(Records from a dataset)
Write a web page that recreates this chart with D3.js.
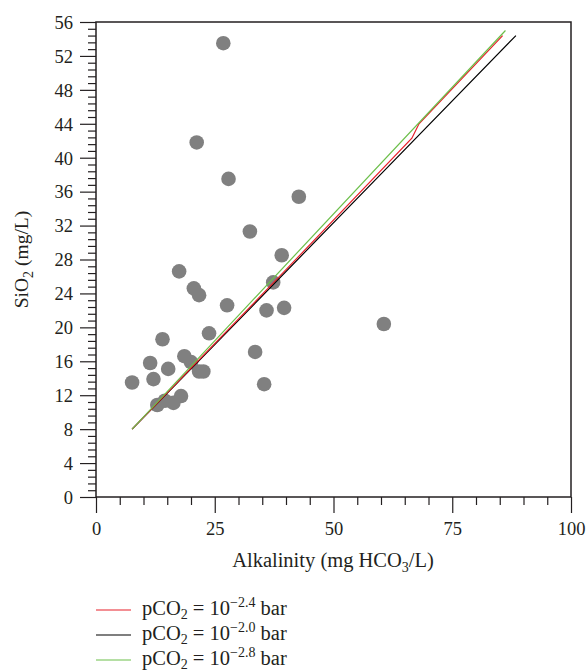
<!DOCTYPE html>
<html>
<head>
<meta charset="utf-8">
<script src="https://cdn.jsdelivr.net/npm/d3@7"></script>
<style>
  body { margin: 0; background: #fff; }
  text { font-family: "Liberation Serif", "DejaVu Serif", serif; fill: #231f20; }
</style>
</head>
<body>
<svg id="chart" width="588" height="671"></svg>
<script>
// measured samples: alkalinity (mg HCO3/L) vs SiO2 (mg/L)
const alkalinity = [26.8, 21.2, 27.9, 42.7, 32.4, 39.1, 37.3, 17.5, 20.6, 21.7,
  27.6, 35.9, 39.6, 23.8, 14.0, 33.5, 18.6, 20.0, 11.4, 15.2,
  21.7, 22.6, 7.6, 12.1, 35.4, 12.9, 14.5, 16.3, 17.9, 60.6]
const silica = [53.5, 41.8, 37.5, 35.4, 31.3, 28.5, 25.3, 26.6, 24.6, 23.8,
  22.6, 22.0, 22.3, 19.3, 18.6, 17.1, 16.6, 15.9, 15.8, 15.1,
  14.8, 14.8, 13.5, 13.9, 13.3, 10.85, 11.35, 11.1, 11.9, 20.4]

// equilibrium curves for three pCO2 values
const curve24x = [7.6, 40, 66.5, 68, 85.6]
const curve24y = [8.0, 26.8, 42.3, 44.0, 54.4]
const curve20x = [7.6, 30.3, 58.9, 88.4]
const curve20y = [8.0, 21.0, 37.45, 54.4]
const curve28x = [7.6, 30.3, 86.2]
const curve28y = [8.0, 21.6, 55.0]

const seriesNames = ['\u22122.4', '\u22122.0', '\u22122.8']
const seriesColors = ['#e8202a', '#000000', '#6cbf4a']

const xTicks = [0, 25, 50, 75, 100]
const yTicks = [0, 4, 8, 12, 16, 20, 24, 28, 32, 36, 40, 44, 48, 52, 56]

const mLeft = 96, mRight = 571, mTop = 22, mBottom = 497

const svg = d3.select('#chart')

const x = d3.scaleLinear().domain([0, 100]).range([mLeft, mRight])
const y = d3.scaleLinear().domain([0, 56]).range([mBottom, mTop])

// minor ticks
const xMinor = d3.range(0, 101, 5).filter(v => v % 25 !== 0)
const yMinor = d3.range(0, 56.01, 0.8).map(v => +v.toFixed(1)).filter(v => v % 4 !== 0)

svg.append('g')
  .attr('transform', `translate(0,${mBottom})`)
  .call(d3.axisBottom(x).tickValues(xMinor).tickSize(8).tickFormat(''))

svg.append('g')
  .attr('transform', `translate(${mLeft},0)`)
  .call(d3.axisLeft(y).tickValues(yMinor).tickSize(8).tickFormat(''))

const xAxis = svg.append('g')
  .attr('transform', `translate(0,${mBottom})`)
  .call(d3.axisBottom(x).tickValues(xTicks).tickSize(16).tickSizeOuter(0).tickPadding(9))

const yAxis = svg.append('g')
  .attr('transform', `translate(${mLeft},0)`)
  .call(d3.axisLeft(y).tickValues(yTicks).tickSize(16).tickSizeOuter(0).tickPadding(7))

svg.selectAll('.domain').remove()
svg.selectAll('.tick line').attr('stroke', '#231f20').attr('stroke-width', 1.2)
svg.selectAll('.tick text').attr('font-size', 18.5)
  .attr('font-family', '"Liberation Serif", serif').attr('fill', '#231f20')
yAxis.selectAll('.tick text').attr('dy', '0.34em')

// frame
svg.append('rect')
  .attr('x', mLeft).attr('y', mTop)
  .attr('width', mRight - mLeft).attr('height', mBottom - mTop)
  .attr('fill', 'none').attr('stroke', '#231f20').attr('stroke-width', 1.5)

// points
svg.append('g').selectAll('circle')
  .data(alkalinity.map((a, i) => [a, silica[i]]))
  .enter().append('circle')
  .attr('cx', d => x(d[0]))
  .attr('cy', d => y(d[1]))
  .attr('r', 7.3)
  .attr('fill', '#808080')

// curves
const line = d3.line().x(d => x(d[0])).y(d => y(d[1]))
const curves = [
  d3.zip(curve24x, curve24y),
  d3.zip(curve20x, curve20y),
  d3.zip(curve28x, curve28y)
]
const drawOrder = [1, 0, 2]
drawOrder.forEach(i => {
  svg.append('path')
    .datum(curves[i])
    .attr('d', line)
    .attr('fill', 'none')
    .attr('stroke', seriesColors[i])
    .attr('stroke-width', 1.2)
})

// axis titles
const xt = svg.append('text')
  .attr('x', 333).attr('y', 567)
  .attr('text-anchor', 'middle').attr('font-size', 20.5)
xt.append('tspan').text('Alkalinity (mg HCO')
xt.append('tspan').attr('font-size', 14).attr('dy', 5).text('3')
xt.append('tspan').attr('dy', -5).text('/L)')

const yt = svg.append('text')
  .attr('transform', `translate(28,${(mTop + mBottom) / 2}) rotate(-90)`)
  .attr('text-anchor', 'middle').attr('font-size', 19.5)
yt.append('tspan').text('SiO')
yt.append('tspan').attr('font-size', 14).attr('dy', 5).text('2')
yt.append('tspan').attr('dy', -5).text(' (mg/L)')

// legend
const legend = svg.append('g')
seriesNames.forEach((name, i) => {
  const ly = 610 + i * 25
  legend.append('line')
    .attr('x1', 96).attr('x2', 131)
    .attr('y1', ly).attr('y2', ly)
    .attr('stroke', seriesColors[i]).attr('stroke-width', 1.2)
  const t = legend.append('text')
    .attr('x', 142).attr('y', ly + 4.5).attr('font-size', 20.5)
  t.append('tspan').text('pCO')
  t.append('tspan').attr('font-size', 14).attr('dy', 4).text('2')
  t.append('tspan').attr('dy', -4).text(' = 10')
  t.append('tspan').attr('font-size', 14).attr('dy', -8).text(name)
  t.append('tspan').attr('dy', 8).text(' bar')
})
</script>
</body>
</html>
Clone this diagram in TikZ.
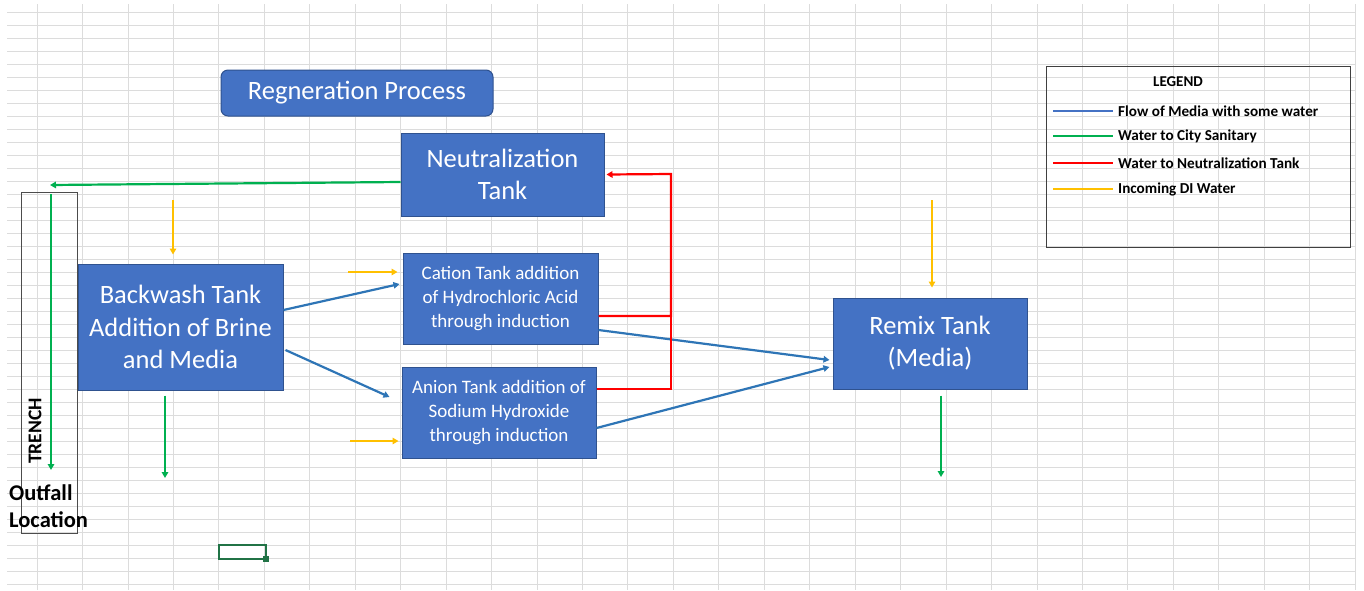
\documentclass[tikz,border=0pt]{standalone}
\usepackage{fontspec}
\setmainfont{Carlito}
\usetikzlibrary{positioning}
\usetikzlibrary{arrows.meta}

\definecolor{tankfill}{HTML}{4472C4}
\definecolor{tankline}{HTML}{2F528F}
\definecolor{mediablue}{HTML}{2E75B6}
\definecolor{sanigreen}{HTML}{00B050}
\definecolor{acidred}{HTML}{FF0000}
\definecolor{diyellow}{HTML}{FFC000}
\definecolor{cellgreen}{HTML}{217346}
\definecolor{gridgray}{HTML}{DCDCDC}

\tikzset{
	tank/.style={draw=tankline,fill=tankfill,text=white,line width=1pt,align=center,inner sep=0pt},
	flow/.style={line width=2.2pt,-{Triangle[length=6pt,width=6.5pt]}},
	media/.style={flow,draw=mediablue},
	sanitary/.style={flow,draw=sanigreen},
	acid/.style={flow,draw=acidred},
	diwater/.style={flow,draw=diyellow},
	legendtext/.style={anchor=west,inner sep=0pt,font=\bfseries\fontsize{15.2}{18}\selectfont}
}

\begin{document}
\begin{tikzpicture}[x=1pt,y=-1pt]
	\fill[white] (0,0) rectangle (1364,590);
	\useasboundingbox (0,0) rectangle (1364,590);
	%%%%%%%%%%%%%%% sheet grid
	\foreach \k in {0,...,44}
		\draw[gridgray,line width=0.8pt] (7,12+13.02*\k) -- (1355,12+13.02*\k);
	\foreach \k in {0,...,29}
		\draw[gridgray,line width=0.8pt] (37+45.45*\k,4) -- (37+45.45*\k,590);
	%%%%%%%%%%%%%%% tanks
	\node[tank,rounded corners=7pt,minimum width=272pt,minimum height=46pt,font=\fontsize{26.5}{30}\selectfont] (regen) at (357,93) {Regneration Process};
	\node[tank,minimum width=203pt,minimum height=83pt,font=\fontsize{26.5}{32}\selectfont] (neutral) at (502.5,174.5) {Neutralization\\Tank};
	\node[tank,minimum width=205pt,minimum height=126pt,font=\fontsize{26.5}{32.5}\selectfont] (backwash) at (180.5,327) {Backwash Tank\\Addition of Brine\\and Media};
	\node[tank,minimum width=195pt,minimum height=91pt,font=\fontsize{19}{24}\selectfont] (cation) at (500.5,298.5) {Cation Tank addition\\of Hydrochloric Acid\\through induction};
	\node[tank,minimum width=194pt,minimum height=91pt,font=\fontsize{19}{24}\selectfont] (anion) at (499,412.5) {Anion Tank addition of\\Sodium Hydroxide\\through induction};
	\node[tank,minimum width=194pt,minimum height=91pt,font=\fontsize{26.5}{32}\selectfont] (remix) at (930,343.5) {Remix Tank\\(Media)};
	%%%%%%%%%%%%%%% trench
	\node[draw=black!70,line width=1pt,minimum width=56pt,minimum height=341pt,inner sep=0pt] (trench) at (49,362.5) {};
	\node[rotate=90,inner sep=0pt,font=\bfseries\fontsize{19.5}{22}\selectfont] (trenchlabel) at (35,431) {TRENCH};
	\node[anchor=west,align=left,inner sep=0pt,font=\bfseries\fontsize{22.5}{27}\selectfont] (outfall) at (9,506.5) {Outfall\\Location};
	\coordinate (trenchin) at (50,185);
	\coordinate (trenchtop) at (51,194);
	\coordinate (trenchbot) at (51,470);
	%%%%%%%%%%%%%%% legend
	\node[draw=black!75,line width=1pt,minimum width=304pt,minimum height=181pt,inner sep=0pt] (legend) at (1198,156.5) {};
	\node[inner sep=0pt,font=\bfseries\fontsize{15}{18}\selectfont] (legendtitle) at (1178,82) {LEGEND};
	\node[legendtext] (lgmedia) at (1118,111) {Flow of Media with some water};
	\node[legendtext] (lgsani) at (1118,136) {Water to City Sanitary};
	\node[legendtext] (lgacid) at (1118,163) {Water to Neutralization Tank};
	\node[legendtext] (lgdi) at (1118,189) {Incoming DI Water};
	\draw[tankfill,line width=2.2pt] ([xshift=-65pt]lgmedia.west) -- ([xshift=-5pt]lgmedia.west);
	\draw[sanigreen,line width=2.2pt] ([xshift=-65pt]lgsani.west) -- ([xshift=-5pt]lgsani.west);
	\draw[acidred,line width=2.2pt] ([xshift=-65pt]lgacid.west) -- ([xshift=-5pt]lgacid.west);
	\draw[diyellow,line width=2.2pt] ([xshift=-65pt]lgdi.west) -- ([xshift=-5pt]lgdi.west);
	%%%%%%%%%%%%%%% free ends
	\coordinate (diback) at (173,200);
	\coordinate (dication) at (348,272);
	\coordinate (dianion) at (350,441);
	\coordinate (diremix) at (932,200);
	\coordinate (backdrain) at (165,478);
	\coordinate (remixdrain) at (941,477);
	\coordinate (riser) at (671,174);
	%%%%%%%%%%%%%%% flows
	\draw[sanitary] ([yshift=-7.5pt]neutral.west) -- (trenchin);
	\draw[sanitary] (trenchtop) -- (trenchbot);
	\draw[sanitary] ([xshift=-15.5pt,yshift=-5pt]backwash.south) -- (backdrain);
	\draw[sanitary] ([xshift=11pt,yshift=-6pt]remix.south) -- (remixdrain);
	\draw[diwater] (diback) -- ([xshift=-7.5pt,yshift=9pt]backwash.north);
	\draw[diwater] (dication) -- ([xshift=-5pt,yshift=26.5pt]cation.west);
	\draw[diwater] (dianion) -- ([xshift=-3pt,yshift=-28.5pt]anion.west);
	\draw[diwater] (diremix) -- ([xshift=2pt,yshift=10pt]remix.north);
	\draw[media] ([yshift=17pt]backwash.east) -- ([xshift=-3pt,yshift=14.5pt]cation.west);
	\draw[media] ([xshift=2pt,yshift=-23pt]backwash.east) -- ([xshift=-12pt,yshift=15.5pt]anion.west);
	\draw[media] ([yshift=-31.5pt]cation.east) -- ([xshift=-3pt,yshift=-16.5pt]remix.west);
	\draw[media] ([yshift=-15.5pt]anion.east) -- ([xshift=-3pt,yshift=-23.5pt]remix.west);
	\draw[acid] ([yshift=-17.5pt]cation.east) -| (riser) -- ([xshift=2pt]neutral.east);
	\draw[acidred,line width=2.2pt] ([yshift=23.5pt]anion.east) -| (riser);
	%%%%%%%%%%%%%%% selected cell
	\draw[cellgreen,line width=2pt] (219,545) rectangle (266,559);
	\fill[cellgreen] (263,556) rectangle (269,562);
\end{tikzpicture}
\end{document}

### Goal of the exercise
Determine how many lines of the data contain "chart" and give nothing but that number.

### Output
3